## Information provided

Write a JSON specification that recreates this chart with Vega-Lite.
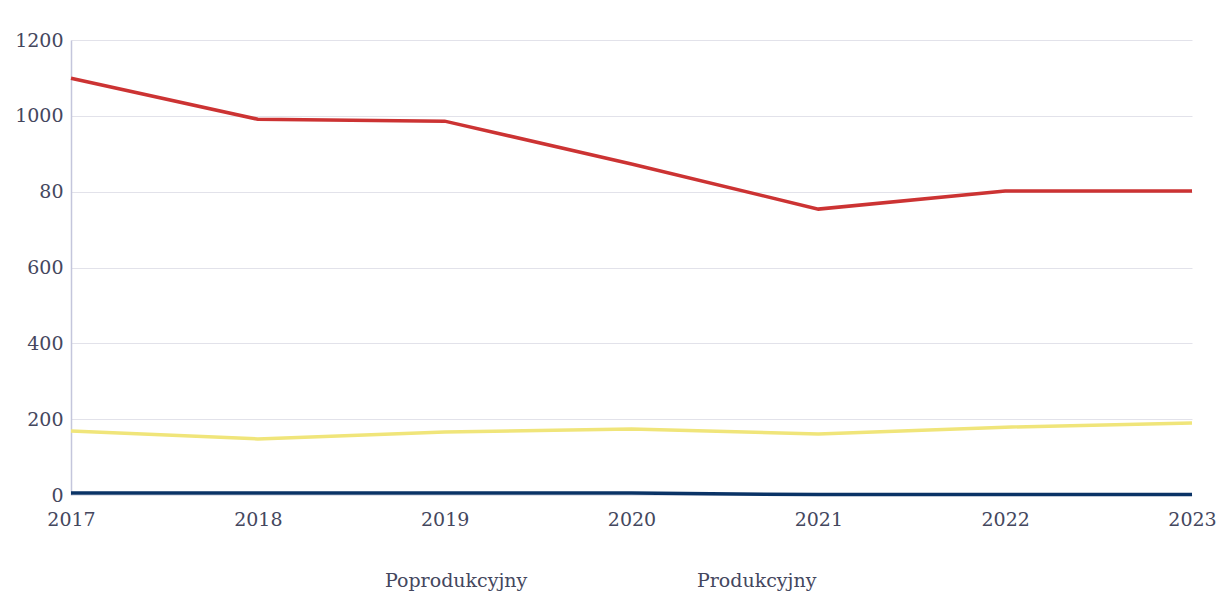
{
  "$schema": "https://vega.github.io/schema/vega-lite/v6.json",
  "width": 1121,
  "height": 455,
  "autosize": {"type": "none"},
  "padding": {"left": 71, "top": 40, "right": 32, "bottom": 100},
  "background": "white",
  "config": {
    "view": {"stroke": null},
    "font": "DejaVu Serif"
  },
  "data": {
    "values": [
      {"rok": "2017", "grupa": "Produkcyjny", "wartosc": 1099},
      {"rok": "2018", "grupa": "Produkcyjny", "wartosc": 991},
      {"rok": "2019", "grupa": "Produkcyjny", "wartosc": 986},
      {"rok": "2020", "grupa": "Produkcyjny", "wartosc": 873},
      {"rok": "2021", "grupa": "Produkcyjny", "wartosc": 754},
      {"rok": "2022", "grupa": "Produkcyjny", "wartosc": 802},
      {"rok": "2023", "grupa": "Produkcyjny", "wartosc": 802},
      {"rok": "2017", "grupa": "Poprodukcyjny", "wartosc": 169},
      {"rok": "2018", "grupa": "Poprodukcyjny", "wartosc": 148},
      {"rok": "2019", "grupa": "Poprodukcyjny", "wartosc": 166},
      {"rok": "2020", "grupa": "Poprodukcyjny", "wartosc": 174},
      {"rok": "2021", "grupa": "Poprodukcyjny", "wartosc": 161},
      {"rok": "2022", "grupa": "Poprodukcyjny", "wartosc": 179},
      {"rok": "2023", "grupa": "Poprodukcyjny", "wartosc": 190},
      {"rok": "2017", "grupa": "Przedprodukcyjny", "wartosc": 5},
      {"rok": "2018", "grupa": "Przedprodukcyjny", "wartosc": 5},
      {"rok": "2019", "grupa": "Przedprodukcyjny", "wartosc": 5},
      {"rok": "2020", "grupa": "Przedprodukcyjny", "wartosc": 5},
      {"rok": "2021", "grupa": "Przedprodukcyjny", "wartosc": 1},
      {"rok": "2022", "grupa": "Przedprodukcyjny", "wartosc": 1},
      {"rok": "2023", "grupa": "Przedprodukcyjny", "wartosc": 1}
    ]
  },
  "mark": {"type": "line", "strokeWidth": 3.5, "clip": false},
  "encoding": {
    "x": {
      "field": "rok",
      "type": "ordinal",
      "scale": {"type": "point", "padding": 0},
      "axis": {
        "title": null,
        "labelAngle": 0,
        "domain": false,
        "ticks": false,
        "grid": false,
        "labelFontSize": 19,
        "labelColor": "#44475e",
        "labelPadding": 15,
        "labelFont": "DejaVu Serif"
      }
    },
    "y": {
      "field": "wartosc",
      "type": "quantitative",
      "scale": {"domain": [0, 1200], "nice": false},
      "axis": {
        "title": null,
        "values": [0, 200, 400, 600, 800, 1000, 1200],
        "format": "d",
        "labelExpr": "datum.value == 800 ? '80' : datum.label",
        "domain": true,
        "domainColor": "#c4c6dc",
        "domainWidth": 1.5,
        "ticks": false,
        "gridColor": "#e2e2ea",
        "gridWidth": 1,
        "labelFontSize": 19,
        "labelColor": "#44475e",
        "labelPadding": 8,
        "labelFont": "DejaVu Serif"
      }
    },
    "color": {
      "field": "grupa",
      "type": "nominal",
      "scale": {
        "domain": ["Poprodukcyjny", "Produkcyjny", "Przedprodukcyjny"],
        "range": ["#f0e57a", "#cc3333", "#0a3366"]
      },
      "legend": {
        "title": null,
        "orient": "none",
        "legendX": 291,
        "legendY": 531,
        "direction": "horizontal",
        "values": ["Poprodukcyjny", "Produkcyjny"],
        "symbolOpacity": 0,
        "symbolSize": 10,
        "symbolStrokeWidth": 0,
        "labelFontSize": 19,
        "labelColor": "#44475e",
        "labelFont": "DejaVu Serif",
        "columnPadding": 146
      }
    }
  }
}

## Aim of the task
Without including any pictures, print all of the material exactly as given.

## The response
Write a JSON specification that recreates this chart with Vega-Lite.
{
  "$schema": "https://vega.github.io/schema/vega-lite/v6.json",
  "width": 1121,
  "height": 455,
  "autosize": {"type": "none"},
  "padding": {"left": 71, "top": 40, "right": 32, "bottom": 100},
  "background": "white",
  "config": {
    "view": {"stroke": null},
    "font": "DejaVu Serif"
  },
  "data": {
    "values": [
      {"rok": "2017", "grupa": "Produkcyjny", "wartosc": 1099},
      {"rok": "2018", "grupa": "Produkcyjny", "wartosc": 991},
      {"rok": "2019", "grupa": "Produkcyjny", "wartosc": 986},
      {"rok": "2020", "grupa": "Produkcyjny", "wartosc": 873},
      {"rok": "2021", "grupa": "Produkcyjny", "wartosc": 754},
      {"rok": "2022", "grupa": "Produkcyjny", "wartosc": 802},
      {"rok": "2023", "grupa": "Produkcyjny", "wartosc": 802},
      {"rok": "2017", "grupa": "Poprodukcyjny", "wartosc": 169},
      {"rok": "2018", "grupa": "Poprodukcyjny", "wartosc": 148},
      {"rok": "2019", "grupa": "Poprodukcyjny", "wartosc": 166},
      {"rok": "2020", "grupa": "Poprodukcyjny", "wartosc": 174},
      {"rok": "2021", "grupa": "Poprodukcyjny", "wartosc": 161},
      {"rok": "2022", "grupa": "Poprodukcyjny", "wartosc": 179},
      {"rok": "2023", "grupa": "Poprodukcyjny", "wartosc": 190},
      {"rok": "2017", "grupa": "Przedprodukcyjny", "wartosc": 5},
      {"rok": "2018", "grupa": "Przedprodukcyjny", "wartosc": 5},
      {"rok": "2019", "grupa": "Przedprodukcyjny", "wartosc": 5},
      {"rok": "2020", "grupa": "Przedprodukcyjny", "wartosc": 5},
      {"rok": "2021", "grupa": "Przedprodukcyjny", "wartosc": 1},
      {"rok": "2022", "grupa": "Przedprodukcyjny", "wartosc": 1},
      {"rok": "2023", "grupa": "Przedprodukcyjny", "wartosc": 1}
    ]
  },
  "mark": {"type": "line", "strokeWidth": 3.5, "clip": false},
  "encoding": {
    "x": {
      "field": "rok",
      "type": "ordinal",
      "scale": {"type": "point", "padding": 0},
      "axis": {
        "title": null,
        "labelAngle": 0,
        "domain": false,
        "ticks": false,
        "grid": false,
        "labelFontSize": 19,
        "labelColor": "#44475e",
        "labelPadding": 15,
        "labelFont": "DejaVu Serif"
      }
    },
    "y": {
      "field": "wartosc",
      "type": "quantitative",
      "scale": {"domain": [0, 1200], "nice": false},
      "axis": {
        "title": null,
        "values": [0, 200, 400, 600, 800, 1000, 1200],
        "format": "d",
        "labelExpr": "datum.value == 800 ? '80' : datum.label",
        "domain": true,
        "domainColor": "#c4c6dc",
        "domainWidth": 1.5,
        "ticks": false,
        "gridColor": "#e2e2ea",
        "gridWidth": 1,
        "labelFontSize": 19,
        "labelColor": "#44475e",
        "labelPadding": 8,
        "labelFont": "DejaVu Serif"
      }
    },
    "color": {
      "field": "grupa",
      "type": "nominal",
      "scale": {
        "domain": ["Poprodukcyjny", "Produkcyjny", "Przedprodukcyjny"],
        "range": ["#f0e57a", "#cc3333", "#0a3366"]
      },
      "legend": {
        "title": null,
        "orient": "none",
        "legendX": 291,
        "legendY": 531,
        "direction": "horizontal",
        "values": ["Poprodukcyjny", "Produkcyjny"],
        "symbolOpacity": 0,
        "symbolSize": 10,
        "symbolStrokeWidth": 0,
        "labelFontSize": 19,
        "labelColor": "#44475e",
        "labelFont": "DejaVu Serif",
        "columnPadding": 146
      }
    }
  }
}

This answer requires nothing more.